#### YOUR TASK:
Copy the lines below as they are; omit the images they contain.

#### DATA IN THIS EXERCISE:
□ □ □ □ □
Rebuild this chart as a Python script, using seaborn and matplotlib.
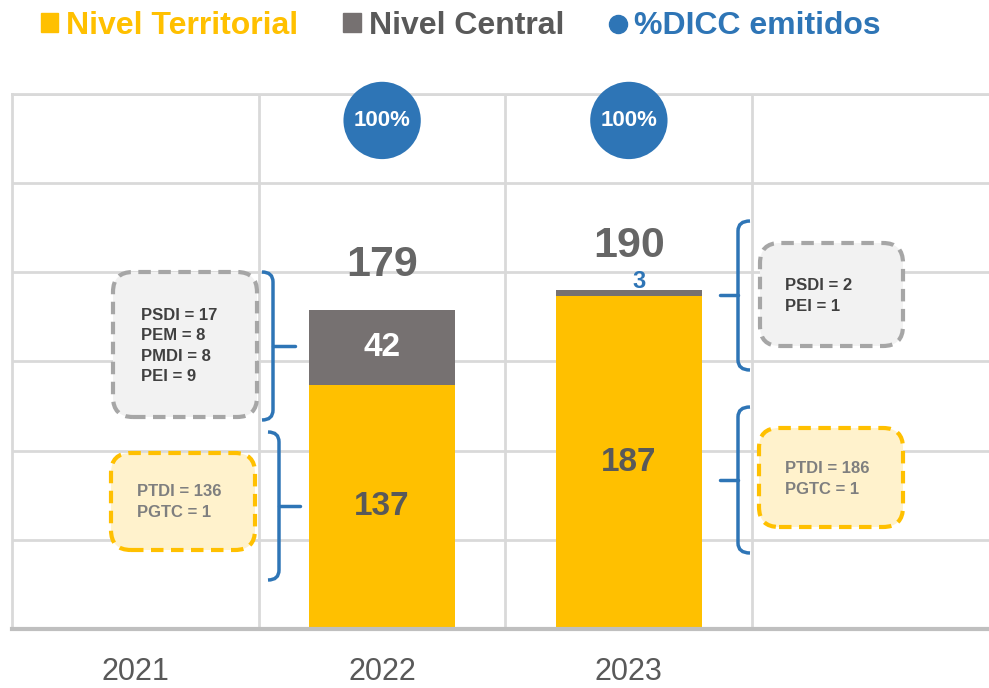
import matplotlib
matplotlib.use("Agg")
import matplotlib.pyplot as plt
import matplotlib.patches as mpatches
from matplotlib.lines import Line2D
from matplotlib.path import Path
import numpy as np
import pandas as pd
import seaborn as sns

# --- data ---
columnas = ["2021", "2022", "2023", ""]
anios = ["2022", "2023"]
territorial = [137, 187]
central = [42, 3]
pct_dicc = [100, 100]

detalle_central = ["PSDI = 17\nPEM = 8\nPMDI = 8\nPEI = 9", "PSDI = 2\nPEI = 1"]
detalle_territorial = ["PTDI = 136\nPGTC = 1", "PTDI = 186\nPGTC = 1"]

GOLD = "#FFC000"
GREY = "#767171"
BLUE = "#2E75B6"
TXT = "#595959"
NARROW = ["Liberation Sans Narrow", "Liberation Sans", "DejaVu Sans"]

sns.set_theme(style="white")
plt.rcParams["font.family"] = NARROW

df = pd.DataFrame({"anio": anios, "territorial": territorial, "central": central})
df["total"] = df["territorial"] + df["central"]

W, H = 989, 688
fig = plt.figure(figsize=(W / 100, H / 100), dpi=100)
ax = fig.add_axes([12 / W, (H - 629) / H, 987 / W, 535 / H])

# stacked bars: total underneath, territorial on top
sns.barplot(data=df, x="anio", y="total", order=columnas, color=GREY,
            width=0.59, errorbar=None, saturation=1, ax=ax)
sns.barplot(data=df, x="anio", y="territorial", order=columnas, color=GOLD,
            width=0.59, errorbar=None, saturation=1, ax=ax)
for p in ax.patches:
    p.set_edgecolor("none")

ax.set_ylim(0, 300)
ax.set_xlim(-0.5, 3.5)
ax.set_yticks(range(0, 301, 50))
ax.set_yticklabels([])
ax.set_xticks(np.arange(0.5, 3, 1), minor=True)
ax.set_axisbelow(True)
ax.yaxis.grid(True, color="#D9D9D9", lw=2)
ax.xaxis.grid(True, which="minor", color="#D9D9D9", lw=2)
ax.xaxis.grid(False, which="major")
ax.tick_params(axis="both", which="both", length=0)
ax.tick_params(axis="x", pad=20, labelsize=22, labelcolor=TXT)
ax.set_xlabel("")
ax.set_ylabel("")
for s in ["left", "top"]:
    ax.spines[s].set_color("#D9D9D9")
    ax.spines[s].set_linewidth(2)
ax.spines["right"].set_visible(False)
ax.spines["bottom"].set_color("#BFBFBF")
ax.spines["bottom"].set_linewidth(3)

# value labels
for _, r in df.iterrows():
    i = columnas.index(r["anio"])
    ax.text(i, r["total"] + 25, f"{r['total']}", ha="center", va="center",
            fontsize=31, fontweight="bold", color="#666666")
    ax.text(i, r["territorial"] / 2, f"{r['territorial']}", ha="center", va="center",
            fontsize=24, fontweight="bold", color=TXT)
    if r["central"] >= 10:
        ax.text(i, r["territorial"] + r["central"] / 2, f"{r['central']}", ha="center",
                va="center", fontsize=24, fontweight="bold", color="white")
    else:
        ax.text(i + 0.04, r["total"] + 5, f"{r['central']}", ha="center", va="center",
                fontsize=17, fontweight="bold", color=BLUE)

# % DICC circles on a secondary axis
ax2 = ax.twinx()
pos = [columnas.index(a) for a in anios]
sns.scatterplot(x=pos, y=pct_dicc, s=3100, color=BLUE, edgecolor="none", ax=ax2,
                legend=False, clip_on=False)
for x, v in zip(pos, pct_dicc):
    ax2.text(x, v, f"{v}%", ha="center", va="center", fontsize=16,
             fontweight="bold", color="white")
ax2.set_ylim(0, 105.2)
ax2.set_xlim(-0.5, 3.5)
ax2.axis("off")

# --- annotations in pixel coordinates (top-left origin) ---
T = fig.dpi_scale_trans


def px(x, y):
    return x / 100, (H - y) / 100


def caja(x0, y0, x1, y1, face, edge):
    a = px(x0, y1)
    box = mpatches.FancyBboxPatch(a, (x1 - x0) / 100, (y1 - y0) / 100,
                                  boxstyle="round,pad=0,rounding_size=0.2",
                                  facecolor=face, edgecolor=edge, lw=3,
                                  linestyle=(0, (3, 1.8)), transform=T)
    fig.add_artist(box)


def llave(x_end, x_line, y_top, y_bot, x_tick, y_mid):
    r = 10
    verts = [px(x_end, y_top), px(x_line, y_top), px(x_line, y_top + r),
             px(x_line, y_bot - r), px(x_line, y_bot), px(x_end, y_bot)]
    codes = [Path.MOVETO, Path.CURVE3, Path.CURVE3, Path.LINETO, Path.CURVE3, Path.CURVE3]
    fig.add_artist(mpatches.PathPatch(Path(verts, codes), fill=False, edgecolor=BLUE,
                                      lw=2.5, transform=T))
    fig.add_artist(Line2D(*zip(px(x_line, y_mid), px(x_tick, y_mid)), color=BLUE,
                          lw=2.5, transform=T))


caja(113, 272, 257, 417, "#F2F2F2", "#A6A6A6")
caja(111, 453, 255, 550, "#FFF2CC", GOLD)
caja(760, 243, 903, 346, "#F2F2F2", "#A6A6A6")
caja(759, 428, 903, 527, "#FFF2CC", GOLD)

box_font = dict(transform=T, va="center", ha="left", fontsize=12,
                fontweight="bold", linespacing=1.45)
fig.text(*px(141, 346), detalle_central[0], color="#404040", **box_font)
fig.text(*px(137, 502), detalle_territorial[0], color="#7F7F7F", **box_font)
fig.text(*px(785, 296), detalle_central[1], color="#404040", **box_font)
fig.text(*px(785, 479), detalle_territorial[1], color="#7F7F7F", **box_font)

llave(262, 273, 272, 420, 295, 346)
llave(268, 279, 432, 580, 300, 506)
llave(750, 738, 221, 370, 720, 295)
llave(750, 738, 407, 553, 720, 480)

# legend
handles = [mpatches.Patch(color=GOLD), mpatches.Patch(color=GREY),
           Line2D([], [], marker="o", color=BLUE, ls="none", markersize=13)]
fig.legend(handles, ["Nivel Territorial", "Nivel Central", "%DICC emitidos"],
           loc="center", bbox_to_anchor=(0.466, 0.962), ncol=3, frameon=False,
           labelcolor=[GOLD, TXT, BLUE], handlelength=0.55, handleheight=0.55,
           handletextpad=0.25, columnspacing=1.4,
           prop={"family": NARROW, "weight": "bold", "size": 23})

fig.savefig("out.png", dpi=100)
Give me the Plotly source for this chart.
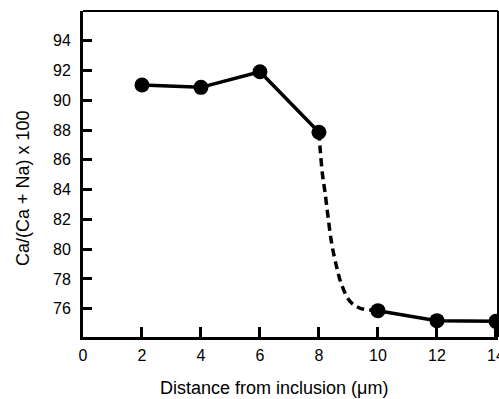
□ □ □ □ □
#### EXERCISE RESULT:
Rebuild this chart as a Python script, using seaborn and matplotlib.
import matplotlib
matplotlib.use("Agg")
import matplotlib.pyplot as plt
import matplotlib.patches as mpatches
from matplotlib.lines import Line2D
from matplotlib.path import Path
import numpy as np
import pandas as pd
import seaborn as sns

# --- data ---
columnas = ["2021", "2022", "2023", ""]
anios = ["2022", "2023"]
territorial = [137, 187]
central = [42, 3]
pct_dicc = [100, 100]

detalle_central = ["PSDI = 17\nPEM = 8\nPMDI = 8\nPEI = 9", "PSDI = 2\nPEI = 1"]
detalle_territorial = ["PTDI = 136\nPGTC = 1", "PTDI = 186\nPGTC = 1"]

GOLD = "#FFC000"
GREY = "#767171"
BLUE = "#2E75B6"
TXT = "#595959"
NARROW = ["Liberation Sans Narrow", "Liberation Sans", "DejaVu Sans"]

sns.set_theme(style="white")
plt.rcParams["font.family"] = NARROW

df = pd.DataFrame({"anio": anios, "territorial": territorial, "central": central})
df["total"] = df["territorial"] + df["central"]

W, H = 989, 688
fig = plt.figure(figsize=(W / 100, H / 100), dpi=100)
ax = fig.add_axes([12 / W, (H - 629) / H, 987 / W, 535 / H])

# stacked bars: total underneath, territorial on top
sns.barplot(data=df, x="anio", y="total", order=columnas, color=GREY,
            width=0.59, errorbar=None, saturation=1, ax=ax)
sns.barplot(data=df, x="anio", y="territorial", order=columnas, color=GOLD,
            width=0.59, errorbar=None, saturation=1, ax=ax)
for p in ax.patches:
    p.set_edgecolor("none")

ax.set_ylim(0, 300)
ax.set_xlim(-0.5, 3.5)
ax.set_yticks(range(0, 301, 50))
ax.set_yticklabels([])
ax.set_xticks(np.arange(0.5, 3, 1), minor=True)
ax.set_axisbelow(True)
ax.yaxis.grid(True, color="#D9D9D9", lw=2)
ax.xaxis.grid(True, which="minor", color="#D9D9D9", lw=2)
ax.xaxis.grid(False, which="major")
ax.tick_params(axis="both", which="both", length=0)
ax.tick_params(axis="x", pad=20, labelsize=22, labelcolor=TXT)
ax.set_xlabel("")
ax.set_ylabel("")
for s in ["left", "top"]:
    ax.spines[s].set_color("#D9D9D9")
    ax.spines[s].set_linewidth(2)
ax.spines["right"].set_visible(False)
ax.spines["bottom"].set_color("#BFBFBF")
ax.spines["bottom"].set_linewidth(3)

# value labels
for _, r in df.iterrows():
    i = columnas.index(r["anio"])
    ax.text(i, r["total"] + 25, f"{r['total']}", ha="center", va="center",
            fontsize=31, fontweight="bold", color="#666666")
    ax.text(i, r["territorial"] / 2, f"{r['territorial']}", ha="center", va="center",
            fontsize=24, fontweight="bold", color=TXT)
    if r["central"] >= 10:
        ax.text(i, r["territorial"] + r["central"] / 2, f"{r['central']}", ha="center",
                va="center", fontsize=24, fontweight="bold", color="white")
    else:
        ax.text(i + 0.04, r["total"] + 5, f"{r['central']}", ha="center", va="center",
                fontsize=17, fontweight="bold", color=BLUE)

# % DICC circles on a secondary axis
ax2 = ax.twinx()
pos = [columnas.index(a) for a in anios]
sns.scatterplot(x=pos, y=pct_dicc, s=3100, color=BLUE, edgecolor="none", ax=ax2,
                legend=False, clip_on=False)
for x, v in zip(pos, pct_dicc):
    ax2.text(x, v, f"{v}%", ha="center", va="center", fontsize=16,
             fontweight="bold", color="white")
ax2.set_ylim(0, 105.2)
ax2.set_xlim(-0.5, 3.5)
ax2.axis("off")

# --- annotations in pixel coordinates (top-left origin) ---
T = fig.dpi_scale_trans


def px(x, y):
    return x / 100, (H - y) / 100


def caja(x0, y0, x1, y1, face, edge):
    a = px(x0, y1)
    box = mpatches.FancyBboxPatch(a, (x1 - x0) / 100, (y1 - y0) / 100,
                                  boxstyle="round,pad=0,rounding_size=0.2",
                                  facecolor=face, edgecolor=edge, lw=3,
                                  linestyle=(0, (3, 1.8)), transform=T)
    fig.add_artist(box)


def llave(x_end, x_line, y_top, y_bot, x_tick, y_mid):
    r = 10
    verts = [px(x_end, y_top), px(x_line, y_top), px(x_line, y_top + r),
             px(x_line, y_bot - r), px(x_line, y_bot), px(x_end, y_bot)]
    codes = [Path.MOVETO, Path.CURVE3, Path.CURVE3, Path.LINETO, Path.CURVE3, Path.CURVE3]
    fig.add_artist(mpatches.PathPatch(Path(verts, codes), fill=False, edgecolor=BLUE,
                                      lw=2.5, transform=T))
    fig.add_artist(Line2D(*zip(px(x_line, y_mid), px(x_tick, y_mid)), color=BLUE,
                          lw=2.5, transform=T))


caja(113, 272, 257, 417, "#F2F2F2", "#A6A6A6")
caja(111, 453, 255, 550, "#FFF2CC", GOLD)
caja(760, 243, 903, 346, "#F2F2F2", "#A6A6A6")
caja(759, 428, 903, 527, "#FFF2CC", GOLD)

box_font = dict(transform=T, va="center", ha="left", fontsize=12,
                fontweight="bold", linespacing=1.45)
fig.text(*px(141, 346), detalle_central[0], color="#404040", **box_font)
fig.text(*px(137, 502), detalle_territorial[0], color="#7F7F7F", **box_font)
fig.text(*px(785, 296), detalle_central[1], color="#404040", **box_font)
fig.text(*px(785, 479), detalle_territorial[1], color="#7F7F7F", **box_font)

llave(262, 273, 272, 420, 295, 346)
llave(268, 279, 432, 580, 300, 506)
llave(750, 738, 221, 370, 720, 295)
llave(750, 738, 407, 553, 720, 480)

# legend
handles = [mpatches.Patch(color=GOLD), mpatches.Patch(color=GREY),
           Line2D([], [], marker="o", color=BLUE, ls="none", markersize=13)]
fig.legend(handles, ["Nivel Territorial", "Nivel Central", "%DICC emitidos"],
           loc="center", bbox_to_anchor=(0.466, 0.962), ncol=3, frameon=False,
           labelcolor=[GOLD, TXT, BLUE], handlelength=0.55, handleheight=0.55,
           handletextpad=0.25, columnspacing=1.4,
           prop={"family": NARROW, "weight": "bold", "size": 23})

fig.savefig("out.png", dpi=100)
Give me the Plotly source for this chart.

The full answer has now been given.